The premise of the update is that VAT will be largely unaffected by the UK leaving the EU without a deal; with the aim of keeping the VAT procedures as close as possible to the current procedures. To summarise the key points of the release, if there is no agreement with the EU:
- VAT rules relating to UK transactions will remain the same.
- Postponed accounting will be introduced for import goods (EU & non-EU). This means that all VAT will be accounted for on a business’ VAT return rather than at the port on entry (as with non-EU imports currently).
- Low Value Consignment Relief (no import VAT for goods entering UK from non-EU at <£15) will be abolished, and not extended to EU supplies. Instead, goods supplied at <£135 will have VAT charged at the point of purchase (a technology – based solution will allow overseas businesses to register with HMRC to ensure that VAT does not become burdensome for UK customers). For goods >£135 VAT will continue to be collected by the recipient in the same way as it currently is (details can be found here https://www.gov.uk/government/publications/notice-143-a-guide-for-international-post-users/notice-143-a-guide-for-international-post-users#postal-packages-imported-arriving-from-countries-outside-the-eu)
- Import VAT will be due on vehicles brought in to the UK from anywhere in the world, and you should continue to notify HMRC about vehicles bought in to the UK in the same way as you do now (NOVA).

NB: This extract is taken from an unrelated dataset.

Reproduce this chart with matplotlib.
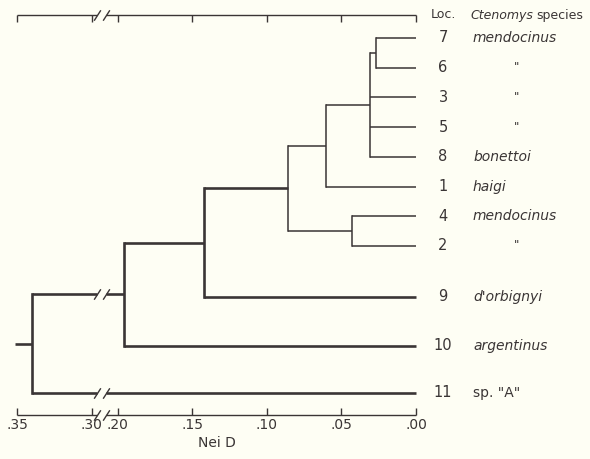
import numpy as np
import matplotlib
matplotlib.use('Agg')
import matplotlib.pyplot as plt
from matplotlib.path import Path
from matplotlib.transforms import blended_transform_factory

# ---------------- data ----------------
leaf_labels = ['7', '6', '3', '5', '8', '1', '4', '2', '9', '10', '11']
species = ['mendocinus', '"', '"', '"', 'bonettoi', 'haigi', 'mendocinus', '"',
           "d'orbignyi", 'argentinus', 'sp. "A"']
node_names = ['a', 'b', 'c', 'd', 'e', 'f', 'g', 'root']
node_children = [['7', '6'], ['a', '3', '5', '8'], ['b', '1'], ['4', '2'],
                 ['c', 'd'], ['e', '9'], ['f', '10'], ['g', '11']]
node_dist = [0.027, 0.031, 0.060, 0.043, 0.086, 0.142, 0.196, 0.340]
tick_values = [0.35, 0.30, 0.20, 0.15, 0.10, 0.05, 0.00]
tick_labels = ['.35', '.30', '.20', '.15', '.10', '.05', '.00']

# ---------------- layout / style ----------------
row_steps = [0, 1, 1, 1, 1, 1, 1, 1, 1.72, 1.65, 1.58]
thick_nodes = {'f', 'g', 'root'}
INK = '#3a3535'
BG = '#fefef4'
LW_THIN, LW_THICK = 1.1, 1.9
BRK_LO, BRK_HI = 0.20, 0.30
GAP = 0.05 * 26 / 74.75


def fwd(d):
    d = np.asarray(d, dtype=float)
    return np.where(d <= BRK_LO, d,
                    np.where(d >= BRK_HI, d - (BRK_HI - BRK_LO) + GAP,
                             BRK_LO + (d - BRK_LO) * GAP / (BRK_HI - BRK_LO)))


def inv(t):
    t = np.asarray(t, dtype=float)
    return np.where(t <= BRK_LO, t,
                    np.where(t >= BRK_LO + GAP, t + (BRK_HI - BRK_LO) - GAP,
                             BRK_LO + (t - BRK_LO) * (BRK_HI - BRK_LO) / GAP))


W, H = 590, 459
fig = plt.figure(figsize=(W / 100, H / 100), dpi=100, facecolor=BG)
ax = fig.add_axes([17 / W, 1 - 415 / H, 399 / W, 400 / H])
ax.set_facecolor(BG)
ax.set_xscale('function', functions=(fwd, inv))
ax.set_xlim(0.35, 0.0)
row0 = (38 - 15) / 29.7
ax.set_ylim((415 - 38) / 29.7, -row0)
for s in ax.spines.values():
    s.set_visible(False)

# break marker shape
slash = Path([(-0.32, -0.5), (0.32, 0.5)], [Path.MOVETO, Path.LINETO])
brk_a = BRK_HI - 0.20 * (BRK_HI - BRK_LO)
brk_b = BRK_HI - 0.55 * (BRK_HI - BRK_LO)


def hline(x0, x1, y, lw, transform=None):
    """horizontal line from x0 to x1 (Nei D), with break marks if it crosses the gap"""
    kw = dict(color=INK, lw=lw, clip_on=False, solid_capstyle='butt')
    if transform is not None:
        kw['transform'] = transform
    hi, lo = max(x0, x1), min(x0, x1)
    if hi > brk_a and lo < brk_b:
        ax.plot([hi, brk_a], [y, y], **kw)
        ax.plot([brk_b, lo], [y, y], **kw)
        ax.plot([brk_a, brk_b], [y, y], ls='none', marker=slash, ms=7.5,
                mec=INK, mew=1.0, clip_on=False,
                **({'transform': transform} if transform is not None else {}))
    else:
        ax.plot([x0, x1], [y, y], **kw)


# ---------------- dendrogram ----------------
leaf_y = dict(zip(leaf_labels, np.cumsum(row_steps)))
pos = {k: (0.0, v) for k, v in leaf_y.items()}
for name, kids, dist in zip(node_names, node_children, node_dist):
    lw = LW_THICK if name in thick_nodes else LW_THIN
    ys = [pos[k][1] for k in kids]
    for k in kids:
        hline(pos[k][0], dist, pos[k][1], lw)
    ax.plot([dist, dist], [min(ys), max(ys)], color=INK, lw=lw,
            solid_capstyle='projecting')
    pos[name] = (dist, (min(ys) + max(ys)) / 2)
root_x, root_y = pos['root']
hline(root_x, 0.3515, root_y, LW_THICK)

# ---------------- axes (top & bottom scale bars) ----------------
ax.set_xticks(tick_values)
ax.set_xticklabels(tick_labels)
ax.set_yticks([])
ax.tick_params(axis='x', direction='in', length=5, width=1.0, color=INK,
               top=True, bottom=True, labeltop=False, labelbottom=True,
               pad=2, labelsize=10, labelcolor=INK)
xt = ax.get_xaxis_transform()
for yy in (0, 1):
    hline(0.35, 0.0, yy, 1.0, transform=xt)
ax.set_xlabel('Nei D', fontsize=10, color=INK, labelpad=3)

# ---------------- labels ----------------
tr = blended_transform_factory(fig.transFigure, ax.transData)
for lab, sp in zip(leaf_labels, species):
    y = leaf_y[lab]
    ax.text(443 / W, y, lab, transform=tr, ha='center', va='center',
            fontsize=10.5, color=INK)
    if sp == '"':
        ax.text(517 / W, y, '"', transform=tr, ha='center', va='center',
                fontsize=8.5, color=INK)
    elif sp.startswith('sp.'):
        ax.text(473 / W, y, sp, transform=tr, ha='left', va='center',
                fontsize=10, color=INK)
    else:
        ax.text(473 / W, y, sp, transform=tr, ha='left', va='center',
                fontsize=10, color=INK, style='italic')

trh = blended_transform_factory(fig.transFigure, ax.transAxes)
ax.text(443 / W, 1.0, 'Loc.', transform=trh, ha='center', va='center',
        fontsize=9, color=INK)
gen = ax.text(470 / W, 1.0, 'Ctenomys', transform=trh, ha='left', va='center',
              fontsize=9, color=INK, style='italic')
ax.annotate('species', xy=(1, 0.5), xycoords=gen, xytext=(2.5, 0),
            textcoords='offset points', ha='left', va='center',
            fontsize=9, color=INK)

fig.savefig('out.png', dpi=100, facecolor=BG)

- Distance selling arrangements will no longer apply, and therefore UK businesses selling goods to EU consumers will be able to zero rate their sales as exports.

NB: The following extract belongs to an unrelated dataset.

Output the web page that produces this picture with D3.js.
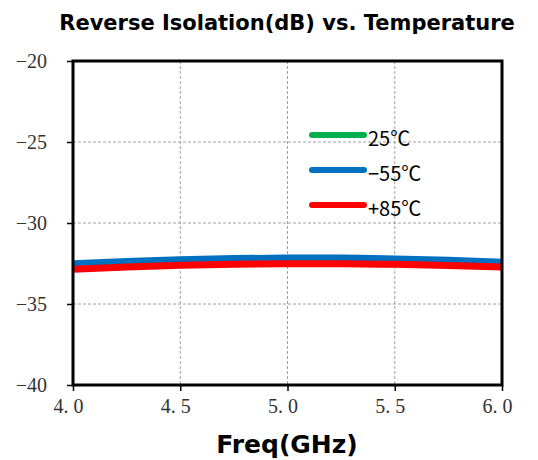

- No need to complete an EC sales list.
- Evidence will need to be retained to support zero rating of goods to EU businesses (same evidence as required to export to non-EU currently).
- Place of supply rules will remain broadly the same; if supplying insurance / financial services to the EU, the rules for deducting input tax may be amended (to be confirmed). Also, if you are a UK business using the VAT Mini One Stop Shop (MOSS) you will need to consider registering for the MOSS non-union scheme or registering for VAT in the EU member states in which sales are made.
- VAT number validation – UK businesses will be able to continue to use the EU VAT number validation service to check EU registrations, but UK VAT registrations will no longer be included. HMRC are developing a service so that UK VAT numbers can still be validated.